A magnitude-6.2 earthquake jolted a remote and mountainous county on the northern edge of the Qinghai-Tibetan plateau just before midnight on Monday, killing at least 118 people and injuring hundreds, according to Chinese state media.

Authorities have mobilized an array of emergency responses, but rescue work could prove challenging in subzero temperatures. Most of China is grappling with freezing temperatures as a cold wave that started last week continued to sweep through the country, Reuters reported.

Twenty people have been reported missing in the quake’s aftermath after hours of rescue and relief efforts that began before sunrise, according to state media.

Earthquakes are common in western provinces such as Gansu, which lie on the eastern boundary of the Qinghai-Tibetan plateau, a tectonically active area. China’s deadliest quake in recent decades was in 2008 when a magnitude-8.0 temblor struck Sichuan, killing nearly 70,000 people.
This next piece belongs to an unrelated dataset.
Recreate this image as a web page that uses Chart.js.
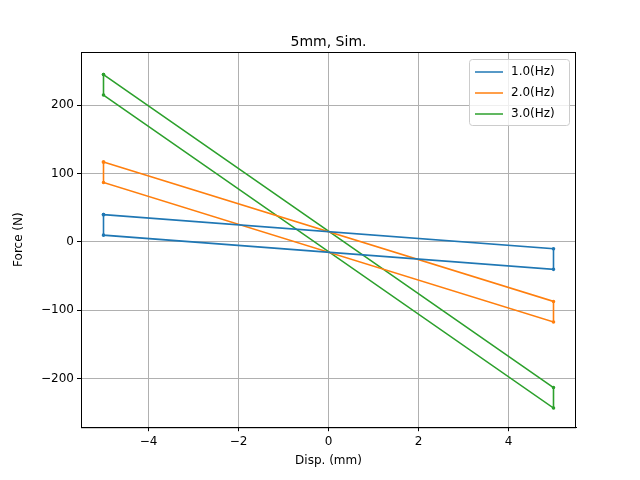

The quake struck Jishishan county in China’s northwestern province of Gansu at 11:59 p.m. local time on Monday at a depth of 10 km, according to China Earthquake Networks Center (CENC).

About 2,200 rescue personnel from the provincial fire department and 900 from the forest brigade, as well as 260 professional emergency rescue personnel, were dispatched to the disaster zone, Xinhua reported, adding that the military and police were also engaged in rescue work.

As the disaster area is in a high-altitude region where the weather is cold, rescue efforts are working to prevent secondary disasters caused by factors beyond the quake, Xinhua said.

The temperature in Linxia, Gansu, near where the quake occurred, was about minus 14 degrees Celsius (6.8°F) on Tuesday morning.